At our house, we’ve decided to make monthly “drink menus”. They live on the fridge, just like the bar menus do at Bourbon & Branch. Now, on the one hand, this is insanely precious and annoying. But, on the other, it allows us to track what we were drinking when. On the third hand – the one my hunchbacked assistant dug up from the graveyard and grafted to one of my cats, that is – it saves me the frustration of having to think up drinks for everyone on a given night. If my roommate can’t decide what he wants to drink (a sadly frequent situation), or my friend who jokingly suggests jagerbombs a little too often asks me to make him a cocktail, I can hand him the list and say “Point to where they touched you”.
DECEMBER 2008
LA BETE
blanco tequila, st germain, rinquinquin
orange twist/mint leaf
REMEMBER THE MAINE
rye, sweet vermouth, cherry heering, herbsaint
lemon twist
21ST AMENDMENT
bourbon, apricot brandy, swedish punsch,
aromatic bitters, orange bitters,
herbsaint wash
MARTINI DU FLEUR
gin, dry vermouth, st germain, crème de violette
GINGER ROGERS
gin, domaine de canton, mint, lime juice
seltzer/champagne fill
ZOMBIE
black rum, grapefruit juice, lime juice, cinnamon syrup
ADONIS
sweet vermouth, sherry, orange bitters
orange twist
WHISKEY SKIN
irish whiskey, cane syrup, lemon peel
hot water fill
On the fourth hand – that one’s just going to have to remain a mystery, folks – it also allows me to decide which drinks I want to remember, and which drinks I can just let slide. La Bete (“the beast”, in French, at least if you imagine that there is a tiny carat diacritical over the first ‘e’ that I am too lazy to figure out the keymapping for), is a cocktail of my own invention that is beautiful, simple, and which I have renamed a million times (I posted it here first as a nouveau-Martinez). It also never gets made, for some reason. Whenever I make one I enjoy it, but I’d always prefer to make a Paloma. So it goes onto the dustpile of drinks I remember when I want to impress small-town bartenders (bartenders in big cities are notably harder to impress, preferring to regain the upper-hand by arguing the more technical points of Pegu Clubs).

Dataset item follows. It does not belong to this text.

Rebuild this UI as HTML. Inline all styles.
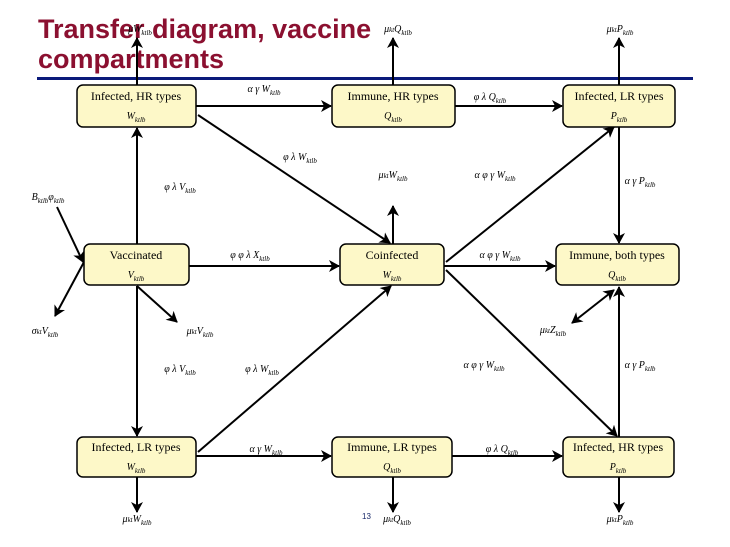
<!DOCTYPE html>
<html><head><meta charset="utf-8"><style>
body{margin:0;background:#fff;}
svg{display:block;}
.t{font-family:"Liberation Sans",sans-serif;font-weight:bold;font-size:27px;fill:#8b1030;}
.b{font-family:"Liberation Serif",serif;font-size:12px;fill:#000;}
.m{font-family:"Liberation Serif",serif;font-style:italic;font-size:10px;fill:#000;}
.s{font-size:7px;}
</style></head><body>
<svg width="730" height="547" viewBox="0 0 730 547">
<defs><marker id="a" markerWidth="12" markerHeight="12" refX="10" refY="6" orient="auto" markerUnits="userSpaceOnUse"><path d="M0,0 L11,6 L0,12 L3,6z" fill="#000"/></marker>
<marker id="as" markerWidth="12" markerHeight="12" refX="1" refY="6" orient="auto" markerUnits="userSpaceOnUse"><path d="M11,0 L0,6 L11,12 L8,6z" fill="#000"/></marker></defs>
<text class="t" x="38" y="38">Transfer diagram, vaccine</text>
<text class="t" x="38" y="68">compartments</text>
<rect x="37" y="77" width="656" height="3" fill="#0a1a7a"/>
<g stroke="#000" stroke-width="2" fill="none" marker-end="url(#a)">
<line x1="137" y1="85" x2="137" y2="38"/>
<line x1="393" y1="85" x2="393" y2="38"/>
<line x1="619" y1="85" x2="619" y2="38"/>
<line x1="137" y1="244" x2="137" y2="128"/>
<line x1="137" y1="286" x2="137" y2="436"/>
<line x1="137" y1="477" x2="137" y2="512"/>
<line x1="393" y1="477" x2="393" y2="512"/>
<line x1="619" y1="477" x2="619" y2="512"/>
<line x1="196" y1="106" x2="331" y2="106"/>
<line x1="455" y1="106" x2="562" y2="106"/>
<line x1="189" y1="266" x2="339" y2="266"/>
<line x1="444" y1="266" x2="555" y2="266"/>
<line x1="196" y1="456" x2="331" y2="456"/>
<line x1="452" y1="456" x2="562" y2="456"/>
<line x1="198" y1="115" x2="390" y2="243"/>
<line x1="393" y1="244" x2="393" y2="206"/>
<line x1="446" y1="262" x2="614" y2="127"/>
<line x1="619" y1="127" x2="619" y2="243"/>
<line x1="446" y1="270" x2="617" y2="436"/>
<line x1="198" y1="452" x2="391" y2="286"/>
<line x1="619" y1="437" x2="619" y2="287"/>
<line x1="57" y1="207" x2="83" y2="262"/>
<line x1="84" y1="262" x2="55" y2="316"/>
<line x1="137" y1="286" x2="177" y2="322"/>
<line x1="614" y1="290" x2="572" y2="323" marker-start="url(#as)"/>
</g>
<g fill="#fdf8c8" stroke="#000" stroke-width="1.5">
<rect x="77" y="85" width="119" height="42" rx="6"/>
<rect x="332" y="85" width="123" height="42" rx="6"/>
<rect x="563" y="85" width="112" height="42" rx="6"/>
<rect x="84" y="244" width="105" height="41" rx="6"/>
<rect x="340" y="244" width="104" height="41" rx="6"/>
<rect x="556" y="244" width="123" height="41" rx="6"/>
<rect x="77" y="437" width="119" height="40" rx="6"/>
<rect x="332" y="437" width="120" height="40" rx="6"/>
<rect x="563" y="437" width="111" height="40" rx="6"/>
</g>
<g class="b" text-anchor="middle">
<text x="136" y="100">Infected, HR types</text>
<text x="393" y="100">Immune, HR types</text>
<text x="619" y="100">Infected, LR types</text>
<text x="136" y="259">Vaccinated</text>
<text x="392" y="259">Coinfected</text>
<text x="617" y="259">Immune, both types</text>
<text x="136" y="451">Infected, LR types</text>
<text x="392" y="451">Immune, LR types</text>
<text x="618" y="451">Infected, HR types</text>
</g>
<g class="m" text-anchor="middle">
<text x="136" y="119">W<tspan class="s" dy="3">ktlb</tspan></text>
<text x="393" y="119">Q<tspan class="s" dy="3">ktlb</tspan></text>
<text x="619" y="119">P<tspan class="s" dy="3">ktlb</tspan></text>
<text x="136" y="278">V<tspan class="s" dy="3">ktlb</tspan></text>
<text x="392" y="278">W<tspan class="s" dy="3">ktlb</tspan></text>
<text x="617" y="278">Q<tspan class="s" dy="3">ktlb</tspan></text>
<text x="136" y="470">W<tspan class="s" dy="3">ktlb</tspan></text>
<text x="392" y="470">Q<tspan class="s" dy="3">ktlb</tspan></text>
<text x="618" y="470">P<tspan class="s" dy="3">ktlb</tspan></text>
<text x="140" y="32">μW<tspan class="s" dy="3">ktlb</tspan></text>
<text x="398" y="32">μ<tspan class="s">kt</tspan>Q<tspan class="s" dy="3">ktlb</tspan></text>
<text x="620" y="32">μ<tspan class="s">kt</tspan>P<tspan class="s" dy="3">ktlb</tspan></text>
<text x="264" y="92">α γ W<tspan class="s" dy="3">ktlb</tspan></text>
<text x="490" y="100">φ λ Q<tspan class="s" dy="3">ktlb</tspan></text>
<text x="300" y="160">φ λ W<tspan class="s" dy="3">ktlb</tspan></text>
<text x="180" y="190">φ λ V<tspan class="s" dy="3">ktlb</tspan></text>
<text x="393" y="178">μ<tspan class="s">kt</tspan>W<tspan class="s" dy="3">ktlb</tspan></text>
<text x="495" y="178">α φ γ W<tspan class="s" dy="3">ktlb</tspan></text>
<text x="640" y="184">α γ P<tspan class="s" dy="3">ktlb</tspan></text>
<text x="48" y="200">B<tspan class="s" dy="3">ktlb</tspan><tspan dy="-3">φ</tspan><tspan class="s" dy="3">ktlb</tspan></text>
<text x="250" y="258">φ φ λ X<tspan class="s" dy="3">ktlb</tspan></text>
<text x="500" y="258">α φ γ W<tspan class="s" dy="3">ktlb</tspan></text>
<text x="45" y="334">σ<tspan class="s">kt</tspan>V<tspan class="s" dy="3">ktlb</tspan></text>
<text x="200" y="334">μ<tspan class="s">kt</tspan>V<tspan class="s" dy="3">ktlb</tspan></text>
<text x="553" y="333">μ<tspan class="s">kt</tspan>Z<tspan class="s" dy="3">ktlb</tspan></text>
<text x="180" y="372">φ λ V<tspan class="s" dy="3">ktlb</tspan></text>
<text x="262" y="372">φ λ W<tspan class="s" dy="3">ktlb</tspan></text>
<text x="484" y="368">α φ γ W<tspan class="s" dy="3">ktlb</tspan></text>
<text x="640" y="368">α γ P<tspan class="s" dy="3">ktlb</tspan></text>
<text x="266" y="452">α γ W<tspan class="s" dy="3">ktlb</tspan></text>
<text x="502" y="452">φ λ Q<tspan class="s" dy="3">ktlb</tspan></text>
<text x="137" y="522">μ<tspan class="s">kt</tspan>W<tspan class="s" dy="3">ktlb</tspan></text>
<text x="397" y="522">μ<tspan class="s">kt</tspan>Q<tspan class="s" dy="3">ktlb</tspan></text>
<text x="620" y="522">μ<tspan class="s">kt</tspan>P<tspan class="s" dy="3">ktlb</tspan></text>
</g>
<text x="362" y="519" font-family="Liberation Sans,sans-serif" font-size="8" fill="#1a2a6a">13</text>
</svg>
</body></html>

From this list, the drinks that got made the most were the Adonis, for which my girlfriend is mostly to thank, and because it’s always nice to have a drink that doesn’t set you so far back on your heels at once; the Remember the Maine, because both I and my roommate will drink almost any variation on a Manhattan; the Whiskey Skin, because it has been cold as the dead fingertips on my third hand for the last month; and, surprisingly, the 21st Amendment. That one is devilishly complicated to make (being a Jamie Boudreau creation), but is unremittingly delicious.

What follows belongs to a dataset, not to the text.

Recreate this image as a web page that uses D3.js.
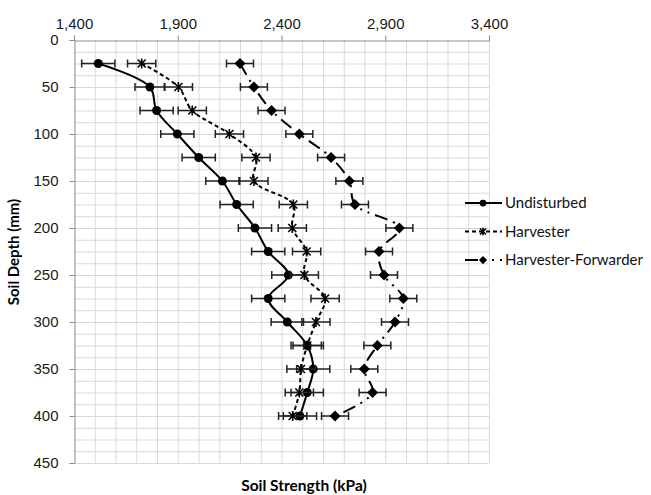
<!DOCTYPE html>
<html>
<head>
<meta charset="utf-8">
<script src="https://cdn.jsdelivr.net/npm/d3@7"></script>
<style>
  body { margin: 0; background: #fff; }
  svg { display: block; font-family: Lato, "Open Sans", sans-serif; }
</style>
</head>
<body>
<div id="chart"></div>
<script>
// soil depth (mm) for every reading
var depths = [25, 50, 75, 100, 125, 150, 175, 200, 225, 250, 275, 300, 325, 350, 375, 400];

// soil strength (kPa)
var undisturbed = [1517, 1766, 1798, 1898, 2001, 2115, 2184, 2272, 2336, 2433, 2336, 2428, 2524, 2553, 2524, 2489];
var harvester   = [1726, 1903, 1970, 2149, 2277, 2267, 2457, 2452, 2521, 2510, 2610, 2566, 2524, 2494, 2486, 2454];
var forwarder   = [2200, 2267, 2352, 2486, 2639, 2727, 2754, 2968, 2870, 2894, 2987, 2947, 2862, 2799, 2839, 2658];

// half width of the error bars (kPa)
var undisturbedErr = [80, 72, 80, 80, 80, 80, 80, 80, 80, 80, 80, 78, 78, 80, 78, 80];
var harvesterErr   = [68, 68, 68, 68, 68, 68, 68, 68, 68, 68, 68, 68, 68, 68, 68, 68];
var forwarderErr   = [65, 65, 65, 65, 65, 65, 65, 65, 65, 65, 65, 65, 65, 65, 65, 65];

var seriesNames = ["Undisturbed", "Harvester", "Harvester-Forwarder"];
var xTicks = [1400, 1900, 2400, 2900, 3400];
var yTicks = [0, 50, 100, 150, 200, 250, 300, 350, 400, 450];

var width = 651, height = 495;
var margin = {top: 40, right: 162, bottom: 32, left: 74};

var series = [
  {name: seriesNames[0], values: undisturbed, err: undisturbedErr, dash: null, marker: "circle"},
  {name: seriesNames[1], values: harvester, err: harvesterErr, dash: "4,3", marker: "star"},
  {name: seriesNames[2], values: forwarder, err: forwarderErr, dash: "13,6,2,6,2,6", marker: "diamond"}
];

var x = d3.scaleLinear().domain([1400, 3400]).range([margin.left, width - margin.right]);
var y = d3.scaleLinear().domain([0, 450]).range([margin.top, height - margin.bottom]);

var svg = d3.select("#chart").append("svg")
    .attr("width", width)
    .attr("height", height);

// grid: every 100 kPa and every 12.5 mm
var grid = svg.append("g").attr("stroke", "#d9d9d9").attr("stroke-width", 1);
grid.selectAll("line.v")
    .data(d3.range(1500, 3401, 100))
    .join("line")
    .attr("x1", d => x(d) + 0.5).attr("x2", d => x(d) + 0.5)
    .attr("y1", y(0)).attr("y2", y(450));
grid.selectAll("line.h")
    .data(d3.range(12.5, 450.1, 12.5))
    .join("line")
    .attr("x1", x(1400)).attr("x2", x(3400))
    .attr("y1", d => y(d) + 0.5).attr("y2", d => y(d) + 0.5);

// axes
var xAxis = g => g
    .attr("transform", `translate(0,${y(0) + 0.5})`)
    .call(d3.axisTop(x).tickValues(xTicks).tickFormat(d3.format(",")).tickSizeOuter(0).tickSize(5).tickPadding(7))
    .call(g => g.selectAll("path, line").attr("stroke", "#8c8c8c"))
    .call(g => g.selectAll("text").attr("fill", "#1a1a1a").style("font-size", "15px"));

var yAxis = g => g
    .attr("transform", `translate(${x(1400) + 0.5},0)`)
    .call(d3.axisLeft(y).tickValues(yTicks).tickSizeOuter(0).tickSize(5).tickPadding(11))
    .call(g => g.selectAll("path, line").attr("stroke", "#8c8c8c"))
    .call(g => g.selectAll("text").attr("fill", "#1a1a1a").style("font-size", "15px"));

svg.append("g").call(xAxis);
svg.append("g").call(yAxis);

svg.append("text")
    .attr("transform", "translate(19,252) rotate(-90)")
    .attr("text-anchor", "middle")
    .style("font-size", "15px").style("font-weight", "bold")
    .text("Soil Depth (mm)");

svg.append("text")
    .attr("x", 304)
    .attr("y", 491)
    .attr("text-anchor", "middle")
    .style("font-size", "15.5px").style("font-weight", "bold")
    .text("Soil Strength (kPa)");

function drawMarker(g, type, k) {
  k = k || 1;
  if (type === "circle") {
    g.append("circle").attr("r", 4.5 * k).attr("fill", "#000");
  } else if (type === "diamond") {
    var r = 5.5 * k;
    g.append("path").attr("d", `M0,${-r}L${r},0L0,${r}L${-r},0Z`).attr("fill", "#000");
  } else {
    var a = 4 * k, b = 5 * k;
    g.append("path")
      .attr("d", `M${-a},${-a}L${a},${a}M${-a},${a}L${a},${-a}M0,${-b}L0,${b}`)
      .attr("stroke", "#000").attr("stroke-width", 1.6).attr("fill", "none");
  }
}

var line = d3.line()
    .x(d => x(d[0]))
    .y(d => y(d[1]))
    .curve(d3.curveCatmullRom.alpha(0.5));

series.forEach(s => {
  var pts = depths.map((dep, i) => [s.values[i], dep, s.err[i]]);
  var g = svg.append("g");

  // error bars
  var eb = g.selectAll("g.err").data(pts).join("g")
      .attr("stroke", "#222").attr("stroke-width", 1.5);
  eb.append("line")
      .attr("x1", d => x(d[0] - d[2])).attr("x2", d => x(d[0] + d[2]))
      .attr("y1", d => y(d[1])).attr("y2", d => y(d[1]));
  eb.append("line")
      .attr("x1", d => x(d[0] - d[2])).attr("x2", d => x(d[0] - d[2]))
      .attr("y1", d => y(d[1]) - 4).attr("y2", d => y(d[1]) + 4);
  eb.append("line")
      .attr("x1", d => x(d[0] + d[2])).attr("x2", d => x(d[0] + d[2]))
      .attr("y1", d => y(d[1]) - 4).attr("y2", d => y(d[1]) + 4);

  g.append("path")
      .datum(pts)
      .attr("fill", "none")
      .attr("stroke", "#000")
      .attr("stroke-width", 2)
      .attr("stroke-dasharray", s.dash)
      .attr("d", line);

  g.selectAll("g.m").data(pts).join("g")
      .attr("transform", d => `translate(${x(d[0])},${y(d[1])})`)
      .each(function() { drawMarker(d3.select(this), s.marker); });
});

// legend
var legend = svg.append("g").attr("transform", "translate(465,0)");
series.forEach((s, i) => {
  var ly = 203 + i * 28.5;
  legend.append("line")
      .attr("x1", 0).attr("x2", 37)
      .attr("y1", ly).attr("y2", ly)
      .attr("stroke", "#000").attr("stroke-width", 2)
      .attr("stroke-dasharray", s.dash);
  var m = legend.append("g").attr("transform", `translate(18,${ly})`);
  drawMarker(m, s.marker, 0.75);
  legend.append("text")
      .attr("x", 40).attr("y", ly)
      .attr("dy", "0.35em")
      .style("font-size", "15px")
      .attr("fill", "#111")
      .text(s.name);
});
</script>
</body>
</html>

Oh, and the Martini du Fleur is a classy rename of the Flower Power Martini, which I feel obligated to mention so that this paper is not rejected for improper citation. Sadly, despite being a brilliant drink, it also goes on the reject pile. In fact, I think the white-liquor cocktails (the Martini du Fleur and La Bete) on this list didn’t work because they were the cocktail equivalents of Bandit, by Robert Piguet – beautiful, stark, and brutal, not really the drinks for a cold winter evening and peasant stew.
I felt weird for contemplating a similar menu strategy a few weeks back, pondering posting a menu of house “classics” and another of whatever I happened to be fascinated by that month or week. I’m the only drinker in residence, but we have revolving cast of irregulars streaming in the door most nights and I think it could reduce the number of ‘what’ll you have/what’ve you got?’ back & forths in which I find myself. Thank you sir, for helping screw my courage up.
I’ve been doing this since I moved into a new flat last August. It’s great.
I love it, but I need to be more consistent! My list from last month was especially good – I will post it soon.